Changes in ENSO Patterns Revealed from MERRA-2, TRMM/TMPA, and AIRS Data

We live and work in fortunate times: Given the count starts with the launch of the first TIROS-N (Television Infrared Observation Satellite Program) in 1978, NASA's Earth Observing System have accumulated four decades of quantitative satellite observations. Associated data records from reanalysis-assimilation efforts are closing four decades as well. It is easier than ever to find climate data records from NASA data centers, and all data are freely available for download. The burden of finding any data and computer resources for storage and analysis has given way to the more creative process of understanding the data potential and making the right choice among the many available data options.

In this presentation, we pick a sliver of popular data curated by the NASA’s Global Change Data Center, and reveal evidences of El Niño Southern Oscillation (ENSO) migrating to a more Central-Pacific mode of variability in recent decades. We use data from AIRS (Atmospheric Infrared Sounder) and MERRA-2 (Modern-Era Retrospective analysis for Research and Applications) that include atmospheric temperatures in the surface layer and outgoing longwave radiances (OLR). We also use precipitation data from the TRMM (Tropical Rainfall Measuring Mission) Multi-satellite Precipitation Analysis (TMPA) and MERRA-2. All data records are decomposed into Principal Components (PC) using Singular Value Decomposition, in the global spatial domain.

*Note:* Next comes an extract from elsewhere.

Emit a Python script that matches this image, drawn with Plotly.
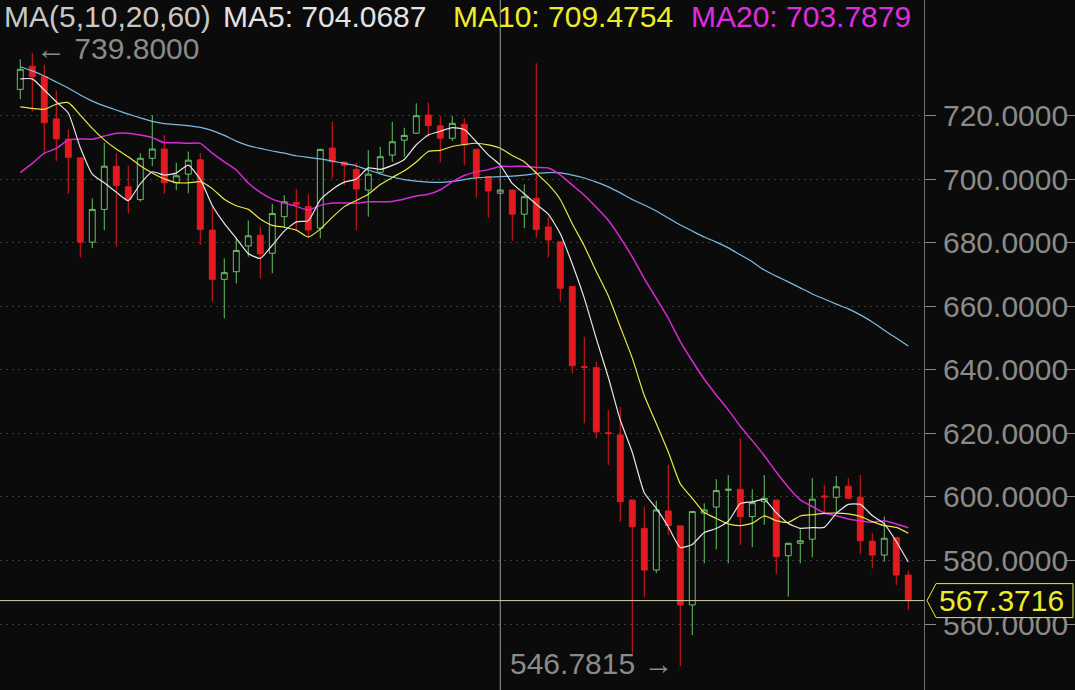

The PC series are regressed on the Multivariate ENSO Index (MEI), and thus allow to easily identify the modes that contain most information on (coupled with) ENSO. The corresponding Empirical Orthogonal Functions (EOF) represent the spatial patterns of ENSO and its global teleconnections.

It is immediately apparent from the EOF of MERRA-2 OLR and precipitation that ENSO patterns in the equatorial Pacific have changed substantially in the past 15 years, as compared to 1980-1994. The recent patterns from MERRA-2 are in good agreement with AIRS and TMPA observations from the past 15 years. There are noticeable changes in the teleconnections, too. The El Niños (warm phase) of the past 15 years have stronger warming and weaker precipitation impacts in the East Pacific and the US West Coast; they caused wider cooling in the tropical Atlantic, all revealed by the EOFs. These results are confirmed at 95% confidence level by reconstructing the data series from the most informative modes, starting with the ENSO modes and dismissing the seasonal ones, and regressing the reconstructed series on MEI. Multiple implications can follow from these data. If these patterns persist, El Niño is likely to be not as effective in ending water shortages in California; even reverse conditions, i.e. drier and warmer, will be more probable, contrary to the patterns from decades ago. The descending branch of the Walker cell in the north tropical Atlantic have been more intensive during El Niño, thus having better potential to offset hurricane formation and intensity during El Niño (warm phase) years.